Quick, the Appraiser Is at the Door!

An Article by Appraiser & Former Director Eric Trotz

 Member Recognition & Accolades, Membership, National Association of REALTORS®

Published Wednesday, July 14, 2021

African-American Woman with Braids Stands in Front of a Home and Evaluates the Property

Eric Trotz of Trotz Real Estate Services, one of MAAR's appraiser members and a former MAAR Director, has written an article for REALTOR® Magazine. The article was published online on July 13 and may be featured in the Fall print edition of REALTOR® Magazine.

In the article, Trotz stresses that it's appropriate to discuss your market knowledge with appraisers, but you cannot demand a particular value for your listing. He also gives readers insight into the appraisal process and advice on how REALTORS® can help clients prepare for the appraisal.

Read an excerpt from the article below:

Quick, the Appraiser Is at the Door!
July 13, 2021 | by Eric A. Trotz

Take the listing? Check! Sell the home? Check! Inspection completed? Check!

Appraisal okay? Things could have gone better! What happened?

Everyone benefits when appraisers and listing agents work together. Often a low appraisal value could have been avoided if all parties knew their roles at the beginning of the assignment instead of at the end.

It's okay for a listing agent to communicate with an appraiser, but it's inappropriate to demand a particular value. Per the Uniform Standards of Professional Appraisal Practice (USPAP), appraisers must arrive at their own supported conclusion. Look at the appraiser as an important part of the team but one who must remain an independent, neutral, third-party provider of services. The appraiser is not, and cannot be, an advocate.

That said, don't wait until the appraiser is at the door to begin thinking about the appraisal.
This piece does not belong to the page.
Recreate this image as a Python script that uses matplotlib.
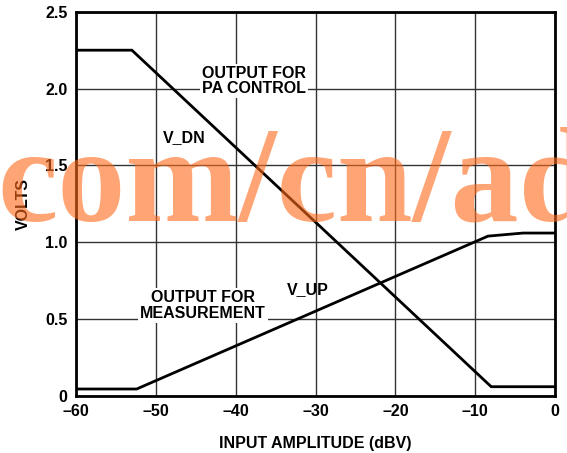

Appraisers can do their best job when fully and properly informed. Brokerage professionals work with buyers and sellers every day and are experts when it comes to current market conditions. It's appropriate to discuss your market knowledge with appraisers. A good appraiser doesn't take any offense when it comes to reliable data and great information.

How else can you help an appraiser? Meet the appraiser during the appraisal inspection and provide the appraiser with a package, which at a minimum includes the following:

  1. MLS printout for the subject home
  2. Copy of the contract
  3. Spreadsheet of other offers received
  4. Property data sheet or brochure used during the marketing period
  5. List of improvements that includes year completed and cost
  6. Description of special features that make the subject property stand out from other homes in the area
  7. MLS printouts of sales you want the appraiser to consider
  8. MLS printouts of pending ales with actual contract prices
  9. MLS printouts of current listings
  10. Realtors Property Resource® (RPR) report using the Refine Value too to offer your own opinion of value
  11. Survey of the property, if available
  12. Floor plan and measurement of the home, if available
Be reasonable with the selection of comparable sales. Take the time to learn the guidelines that an appraiser is required to follow instead of providing randomly selected sales, which may not even be allowed for consideration. Generally speaking, the best comparable sales to provide have the best combination of being located in the same marketing area, closed within the past three to six months, are in the same or similar condition, have a similar gross living area (- +/-5% ), and have the same number of bedrooms and bathrooms. Fannie Mae and Freddie Mac, FHA, and VA appraisal requirements vary. Not all appraisals are based on the same beginning instructions. Find a copy of each agency's standards to be aware of the assignment conditions.